The classic options here are the variants of emulation and migration, managed by the repository. Emulation in this case looks out of the question, as she is able to "read it without any trouble, alongside more contemporary papers". This implies she has not had to enter an emulation environment; I can't see how this could occur as seamlessly as the scenario suggests.


Migration is potentially less problematic, for her, if not the repository manager. The implication is that the file has been (or perhaps, automatically is) converted from the obsolete format to a then-current format. Now she can "read it without any trouble, alongside more contemporary papers". Personally, I don't think this should happen completely transparently, as there will be some risk of loss.

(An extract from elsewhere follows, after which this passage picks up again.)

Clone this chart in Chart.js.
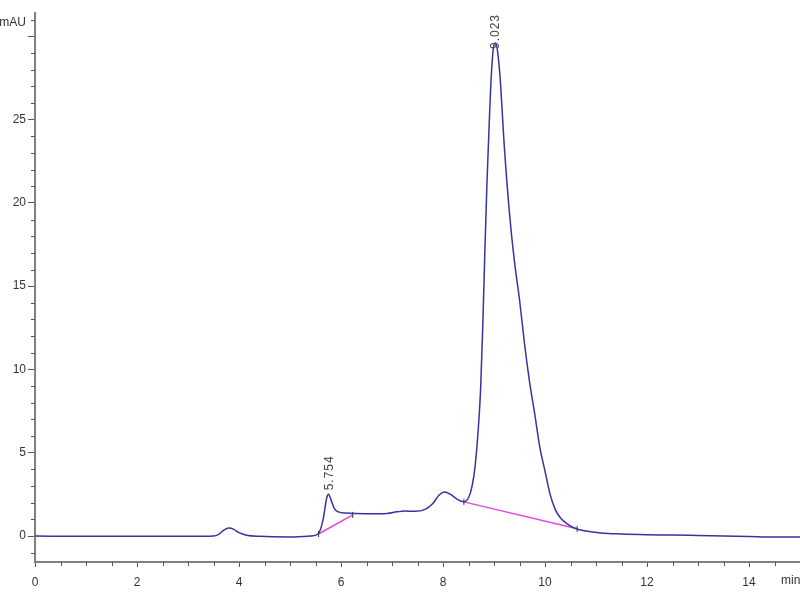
<!DOCTYPE html>
<html>
<head>
<meta charset="utf-8">
<script src="https://cdn.jsdelivr.net/npm/chart.js@4/dist/chart.umd.min.js"></script>
<style>
html,body{margin:0;padding:0;background:#fff;}
#wrap{width:800px;height:600px;position:relative;}
</style>
</head>
<body>
<div id="wrap"><canvas id="c" width="800" height="600"></canvas></div>
<script>
// Retention time (min) and absorbance (mAU)
const timeMin = [0, 1, 2, 3, 3.5, 3.6, 3.7, 3.8, 3.9, 4.0, 4.15, 4.4, 5.0, 5.4, 5.55, 5.65, 5.72, 5.76, 5.8, 5.87, 5.95, 6.1, 6.3, 6.6, 6.9, 7.1, 7.25, 7.45, 7.65, 7.8, 7.92, 8.03, 8.15, 8.28, 8.4, 8.5, 8.57, 8.63, 8.7, 8.74, 8.78, 8.82, 8.86, 8.9, 8.95, 9.0, 9.03, 9.07, 9.12, 9.2, 9.3, 9.4, 9.5, 9.6, 9.7, 9.8, 9.9, 10.0, 10.1, 10.2, 10.3, 10.45, 10.6, 10.8, 11.1, 11.5, 12, 12.5, 13, 13.5, 14, 14.5, 15];
const signalMAU = [0, -0.02, -0.02, -0.02, 0.0, 0.1, 0.35, 0.48, 0.4, 0.2, 0.05, -0.02, -0.06, 0.0, 0.12, 1.0, 2.3, 2.5, 2.2, 1.65, 1.45, 1.38, 1.35, 1.33, 1.35, 1.45, 1.5, 1.48, 1.6, 1.95, 2.45, 2.65, 2.5, 2.2, 2.05, 2.3, 3.0, 4.2, 6.8, 9.0, 12.6, 17.0, 21.0, 24.3, 27.8, 29.5, 29.6, 29.1, 27.5, 23.5, 19.5, 16.5, 14.2, 11.5, 9.2, 7.3, 5.3, 3.9, 2.5, 1.6, 1.1, 0.7, 0.45, 0.3, 0.18, 0.12, 0.08, 0.06, 0.03, 0.0, -0.03, -0.06, -0.06];

// Integration baselines (start/end time and level)
const baseline1Time = [5.56, 6.23];
const baseline1MAU = [0.12, 1.27];
const baseline2Time = [8.41, 10.63];
const baseline2MAU = [2.05, 0.43];

// Peak annotations
const peakLabels = ['5.754', '9.023'];
const peakTimes = [5.754, 9.023];
const peakMAU = [2.5, 29.6];

// Axis ticks
const xMajorTicks = [0, 2, 4, 6, 8, 10, 12, 14];
const yMajorTicks = [0, 5, 10, 15, 20, 25, 30];
const yLabelTicks = [0, 5, 10, 15, 20, 25];

const FONT = "'Liberation Sans', Arial, sans-serif";

const toXY = (xs, ys) => xs.map((x, i) => ({x: x, y: ys[i]}));

const extras = {
  id: 'extras',
  afterDraw(chart) {
    const ctx = chart.ctx;
    const xs = chart.scales.x, ys = chart.scales.y;
    ctx.save();
    // minor ticks
    ctx.strokeStyle = '#555';
    ctx.lineWidth = 1;
    ctx.beginPath();
    for (let v = -1; v <= 31; v++) {
      if (yMajorTicks.includes(v)) continue;
      const py = Math.round(ys.getPixelForValue(v)) + 0.5;
      ctx.moveTo(xs.left - 4, py); ctx.lineTo(xs.left, py);
    }
    for (let v = 0.5; v <= 15; v += 1) {
      const px = Math.round(xs.getPixelForValue(v)) + 0.5;
      ctx.moveTo(px, ys.bottom); ctx.lineTo(px, ys.bottom + 4);
    }
    for (let v = 1; v <= 15; v += 2) {
      const px = Math.round(xs.getPixelForValue(v)) + 0.5;
      ctx.moveTo(px, ys.bottom); ctx.lineTo(px, ys.bottom + 4);
    }
    ctx.stroke();
    // axis unit labels
    ctx.fillStyle = '#333';
    ctx.font = '12px ' + FONT;
    ctx.textBaseline = 'middle';
    ctx.textAlign = 'right';
    ctx.fillText('mAU', 26, ys.getPixelForValue(31) + 3);
    ctx.textAlign = 'left';
    ctx.fillText('min', 781, 581);
    // peak labels
    ctx.fillStyle = '#444';
    ctx.font = '12px ' + FONT;
    if ('letterSpacing' in ctx) ctx.letterSpacing = '1px';
    const offs = [4, -6];
    peakLabels.forEach((lab, i) => {
      const px = xs.getPixelForValue(peakTimes[i]) + 1;
      const py = ys.getPixelForValue(peakMAU[i]) - offs[i];
      ctx.save();
      ctx.translate(px, py);
      ctx.rotate(-Math.PI / 2);
      ctx.textAlign = 'left';
      ctx.textBaseline = 'middle';
      ctx.fillText(lab, 0, 0);
      ctx.restore();
    });
    ctx.restore();
  }
};

new Chart(document.getElementById('c'), {
  type: 'line',
  data: {
    datasets: [
      {
        data: toXY(timeMin, signalMAU),
        borderColor: '#3434a2',
        borderWidth: 1.5,
        pointRadius: 0,
        cubicInterpolationMode: 'monotone',
        order: 1
      },
      {
        data: toXY(baseline1Time, baseline1MAU),
        borderColor: '#e048d8',
        borderWidth: 1.5,
        pointStyle: 'line',
        rotation: 90,
        pointRadius: 3,
        pointBorderColor: '#333',
        pointBorderWidth: 1,
        order: 2
      },
      {
        data: toXY(baseline2Time, baseline2MAU),
        borderColor: '#e048d8',
        borderWidth: 1.5,
        pointStyle: 'line',
        rotation: 90,
        pointRadius: 3,
        pointBorderColor: '#333',
        pointBorderWidth: 1,
        order: 2
      }
    ]
  },
  options: {
    responsive: false,
    animation: false,
    layout: {autoPadding: false, padding: {top: 13, left: 0, right: 0, bottom: 0}},
    plugins: {legend: {display: false}, tooltip: {enabled: false}},
    scales: {
      x: {
        type: 'linear',
        min: 0, max: 15,
        afterBuildTicks: s => { s.ticks = xMajorTicks.map(v => ({value: v})); },
        afterFit: s => { s.height = 38; },
        grid: {drawOnChartArea: false, tickLength: 5, tickColor: '#555', tickWidth: 1},
        border: {display: true, color: '#808080', width: 2},
        ticks: {color: '#333', font: {family: FONT, size: 12}, padding: 8, maxRotation: 0, callback: v => String(v)}
      },
      y: {
        type: 'linear',
        min: -1.56, max: 31.4,
        afterBuildTicks: s => { s.ticks = yMajorTicks.map(v => ({value: v})); },
        afterFit: s => { s.width = 35; },
        grid: {drawOnChartArea: false, tickLength: 7, tickColor: '#555', tickWidth: 1},
        border: {display: true, color: '#808080', width: 2},
        ticks: {color: '#333', font: {family: FONT, size: 12}, padding: 2,
          callback: v => yLabelTicks.includes(v) ? String(v) : ''}
      }
    }
  },
  plugins: [extras]
});
</script>
</body>
</html>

There are of course subtle variants. One that I have suggested elsewhere is to support the community as a whole in adding support for more formats into OpenOffice.org, which could then increasingly act as a "migration on request" tool. If this were the case, then her situation would not arise in the form described, as she would be able to read these obsolete document formats with an available tool. This then could be an international action: support such work in the open source community.


10 Mar

Chris Rusbridge says:

I wanted to comment further that the scenario is specific about being a document format. If she were interested in obsolete data, the situation might be much more complex. More information would be needed about not only the format but the context of the data. OAIS lumps this together as Representation Information, not entirely helpfully in my view. The situation is more subtle than the current draft of OAIS describes, and maybe we should be pursuing a further dialogue to analyse it more closely. Or maybe it is so situation-dependent (or discipline-dependent, or whatever) that such a dialogue would be fruitless.



Comments (2)

Peter Burnhill said

at 1:53 pm on Apr 8, 2009

Preservation is not inherently exciting - the gratification is deferred at best. Responsibility has to be put upon a business for this sort of thing, and running a repository without a business plan is just a hole.

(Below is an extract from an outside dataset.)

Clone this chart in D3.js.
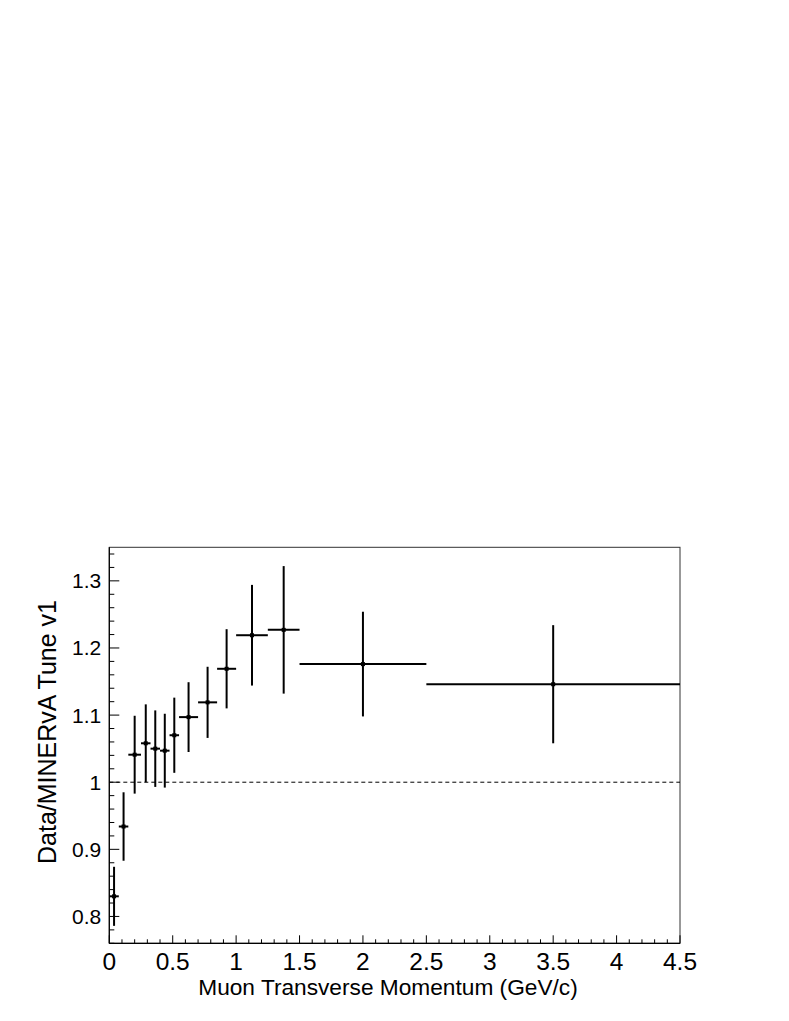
<!DOCTYPE html>
<html>
<head>
<meta charset="utf-8">
<script src="https://cdn.jsdelivr.net/npm/d3@7"></script>
<style>
  html, body { margin: 0; padding: 0; background: #fff; }
  svg { display: block; }
  text { font-family: "Liberation Sans", Arial, Helvetica, sans-serif; fill: #000; }
</style>
</head>
<body>
<script>
// Data: bin edges (GeV/c), ratio values and symmetric errors
const binLow  = [0, 0.075, 0.15, 0.25, 0.325, 0.4, 0.475, 0.55, 0.7, 0.85, 1.0, 1.25, 1.5, 2.5];
const binHigh = [0.075, 0.15, 0.25, 0.325, 0.4, 0.475, 0.55, 0.7, 0.85, 1.0, 1.25, 1.5, 2.5, 4.5];
const ratio   = [0.830, 0.934, 1.041, 1.058, 1.050, 1.047, 1.070, 1.097, 1.119, 1.169, 1.219, 1.227, 1.176, 1.146];
const ratioErr= [0.044, 0.051, 0.058, 0.058, 0.057, 0.055, 0.056, 0.052, 0.053, 0.059, 0.075, 0.095, 0.078, 0.088];
const xTicks  = [0, 0.5, 1, 1.5, 2, 2.5, 3, 3.5, 4, 4.5];
const yTicks  = [0.8, 0.9, 1.0, 1.1, 1.2, 1.3];
const xDomain = [0, 4.5];
const yDomain = [0.76, 1.35];
const xTitle = "Muon Transverse Momentum (GeV/c)";
const yTitle = "Data/MINERvA Tune v1";

const W = 789, H = 1021;
const L = 109.3, R = 680, T = 547.3, B = 943.3;

const svg = d3.select("body").append("svg").attr("width", W).attr("height", H);

const x = d3.scaleLinear().domain(xDomain).range([L, R]);
const y = d3.scaleLinear().domain(yDomain).range([B, T]);

// frame (top & right)
svg.append("rect").attr("x", L).attr("y", T).attr("width", R - L).attr("height", B - T)
  .attr("fill", "none").attr("stroke", "#333").attr("stroke-width", 1);

// minor ticks
const xMinor = d3.range(0, 4.5001, 0.1).filter(v => Math.abs(v * 2 - Math.round(v * 2)) > 1e-6);
const yMinor = d3.range(0.76, 1.3501, 0.02).filter(v => Math.abs(v * 10 - Math.round(v * 10)) > 1e-6);

const g = svg.append("g");
g.selectAll(".xminor").data(xMinor).join("line")
  .attr("x1", d => x(d)).attr("x2", d => x(d)).attr("y1", B).attr("y2", B - 4)
  .attr("stroke", "#000").attr("stroke-width", 1);
g.selectAll(".xmajor").data(xTicks).join("line")
  .attr("x1", d => x(d)).attr("x2", d => x(d)).attr("y1", B).attr("y2", B - 8)
  .attr("stroke", "#000").attr("stroke-width", 1);
g.selectAll(".yminor").data(yMinor).join("line")
  .attr("x1", L).attr("x2", L + 5).attr("y1", d => y(d)).attr("y2", d => y(d))
  .attr("stroke", "#000").attr("stroke-width", 1);
g.selectAll(".ymajor").data(yTicks).join("line")
  .attr("x1", L).attr("x2", L + 10).attr("y1", d => y(d)).attr("y2", d => y(d))
  .attr("stroke", "#000").attr("stroke-width", 1);

// axis lines
svg.append("line").attr("x1", L).attr("x2", R).attr("y1", B).attr("y2", B).attr("stroke", "#000").attr("stroke-width", 1.2);
svg.append("line").attr("x1", L).attr("x2", L).attr("y1", T).attr("y2", B).attr("stroke", "#000").attr("stroke-width", 1.2);

// tick labels
const fmt = d => (Math.abs(d - 1) < 1e-9 ? "1" : String(+d.toFixed(2)));
svg.selectAll(".xl").data(xTicks).join("text")
  .attr("x", d => x(d)).attr("y", B + 27).attr("text-anchor", "middle")
  .attr("font-size", 24.5).text(d => String(d));
svg.selectAll(".yl").data(yTicks).join("text")
  .attr("x", L - 8).attr("y", d => y(d) + 7.5).attr("text-anchor", "end")
  .attr("font-size", 21).text(fmt);

// titles
svg.append("text").attr("x", 388).attr("y", 995).attr("text-anchor", "middle")
  .attr("font-size", 22.7).text(xTitle);
svg.append("text").attr("transform", `translate(56,${732}) rotate(-90)`).attr("text-anchor", "middle")
  .attr("font-size", 25).text(yTitle);

// reference line at 1
svg.append("line").attr("x1", L).attr("x2", R).attr("y1", y(1)).attr("y2", y(1))
  .attr("stroke", "#000").attr("stroke-width", 1).attr("stroke-dasharray", "4,3");

// data
const data = ratio.map((v, i) => ({ lo: binLow[i], hi: binHigh[i], v, e: ratioErr[i] }));
const pts = svg.append("g");
pts.selectAll(".h").data(data).join("line")
  .attr("x1", d => x(d.lo)).attr("x2", d => x(d.hi)).attr("y1", d => y(d.v)).attr("y2", d => y(d.v))
  .attr("stroke", "#000").attr("stroke-width", 2);
pts.selectAll(".v").data(data).join("line")
  .attr("x1", d => x((d.lo + d.hi) / 2)).attr("x2", d => x((d.lo + d.hi) / 2))
  .attr("y1", d => y(d.v - d.e)).attr("y2", d => y(d.v + d.e))
  .attr("stroke", "#000").attr("stroke-width", 2);
pts.selectAll(".m").data(data).join("rect")
  .attr("x", d => x((d.lo + d.hi) / 2) - 2).attr("y", d => y(d.v) - 2)
  .attr("width", 4).attr("height", 4).attr("fill", "#000");
</script>
</body>
</html>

There is life outside the repository, and even of the virtual walls of repository space. Typically, although by no means exclusively, repositories have content that relates to the world of scholarly communication & publication. Here I think we have a choice. Do we (who live inside the university and research world) attempt a universal scheme for preservation for objects being manufactured and exchanged within the university and research world or (maybe and/or) have repository managers acquit their archival responsibility (that is, responsibility for the longevity of the content of their repository) upon domain-specific preservation practices - including the Internet-related adaptations?

Peter Burnhill said

at 1:57 pm on Apr 8, 2009

There is a twist here, as typically repositories hold articles and a lot of preservation activity for articles takes place at the journal title level. And that activity is patchy and difficult to ascertain. As a small contribution to providing a bit of needed infrastructure in this area, JISC is funding a two-year pilot for an e-journals preservation registry service (PEPRS) which aims to work with five archiving agencies (CLOCKSS and Portico; BL and KB; UK LOCKSS Alliance) cross-matching their archival activity against the a list of over 60,000 e-serials extracted from the ISSN Register. Among the tricky parts of the project is how to create an actionable 'holdings statement' for each of the titles being archived, as well as agreeing how to express the terms of access and availability. As already remarked, continuity of access is only partly to do with digital preservation, its also to do with licence status. For CLOCKSS, the value proposition is that content will be released under Creative Commons licence if and only if that ingested and preserved content is no longer available from its publisher (or agent).

I would also like to emphasize that haphazard duplication of content across different repositories does not equate to systematic replication, as in lots of copies keep stuff safe (LOCKSS). The UK LOCKSS Alliance are planning a meeting in June, so it may be interesting to get their take on repository content.